The press loves writing about two things. One, the slowdown in the real estate market (including stories about rising inventories … but, oddly, not so much about how prices have remained steady). Two, the fact that some sellers may end up having to swallow a loss on their home sales.
It’s called negative equity. You know, a situation where, say, you owe $400,000 on your condo, but someone’s only willing to buy it for $380,000 … or less.
In my opinion (educated), there isn’t much chance this sort of thing will become widespread, all things staying constant (is that a self-fulfilling prophecy, or what?). The only people who are facing negative equity are those who bought in the past year or two, and have to sell, for some external reason, such as loss of job or illness. There’s nothing unique about that – people have had to face these types of situations for the last 100 years.
I expect home prices to appreciate at the rate of inflation, over the coming years. Therefore, people should be able to pay off their mortgages (at least), plus pay real estate commissions, with no problem (even if they’ve taken out 100% loans).
What to do if you do have to sell, and take a loss?
I don’t know. I’d start by drinking heavily to forget your problems.
There aren’t many good options, as you’ll see, if you read this story. And, in case you were wondering:
When you sell your house, you must pay off all liens on the house — all mortgages including HELOCs, and any tax or mechanic’s liens. If you don’t retire all existing liens, you can’t convey good title to a buyer, which means you can’t sell.
You cannot escape this trap by transferring an existing lien to another property. Hardly a week goes by that some homeowner with negative equity does not ask me whether, in selling his/her house, the second mortgage can be transferred to the new house he/she plans to purchase. The answer is “no”; liens are not transferable.

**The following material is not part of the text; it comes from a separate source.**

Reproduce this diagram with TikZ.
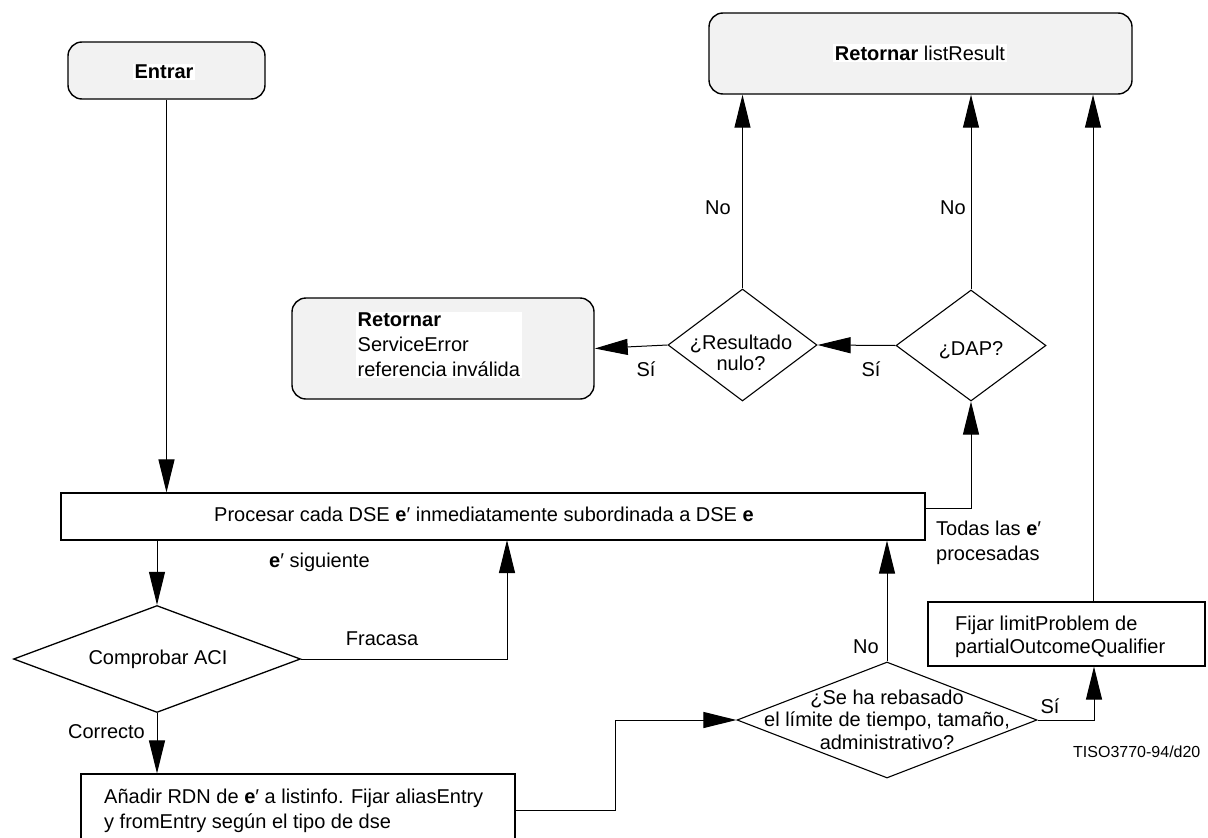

Liens apply to a particular property and can’t be transferred to another property without the permission of the lender, which you won’t get.
More: The curse of negative equity: Is there an escape? – By Jack Guttentag, Inman News, by way of The Boston Globe
Suppose you’re a Boston luxury condo seller, and someone is interested in buying your condo, but he says he needs to sell his own home, first.

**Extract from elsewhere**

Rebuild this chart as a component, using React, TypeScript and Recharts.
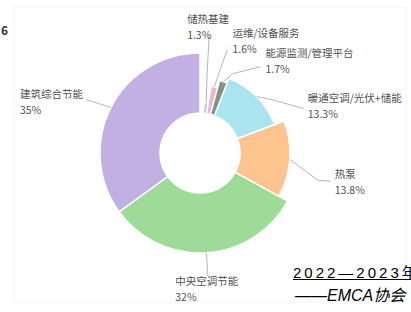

Should you accept his offer, contingent upon him selling his own home?
Ugh. You may have no choice, right? Not, if you plan on selling your condo this winter, not with the current high level of inventory.
However, there’s always the risk that his home will never sell, right?
How can you protect yourself?
There’s a reason why sellers hate sales contingencies. They have very little control over what happens with the buyers’ homes, right? Maybe their buyer has set an unrealistic price on his or her property. If you take your property off the market, there’s the risk you’ll have to put it back on, three months later, if your buyer pulls out.
[M]any sellers who accept contingent sale offers insist that a release clause is included in the contract. A release, or escape, clause allows the sellers to continue to offer their home for sale until the buyers remove their sale contingency. If they receive another offer before the sale contingency is removed, they can accept it in backup position, subject to the collapse of the primary offer.
The sellers then give the first buyers written notice that they must remove their sale contingency within a time period specified in the contract. This time period is often 72 hours. However, it can be any mutually acceptable time period.
Sellers who accept a contingent sale offer with a release clause assume that their home will continue to be shown to buyers.
If you’re a buyer, you might have to settle for the above, if you want your offer to be accepted. What does this mean? Best case scenario, you’ll be able to sell your current home, and, meantime, no one else will put in an offer on the new home you love. Worst case scenario, your own home is still on the market, and the seller receives a new, attractive offer, and gives you 72 hours to remove your contingency.
If that happens to you, walk away, would be my advice. Your contingency is there for a reason. You do not want to be faced with the prospect of paying two mortgage loans, at the same time.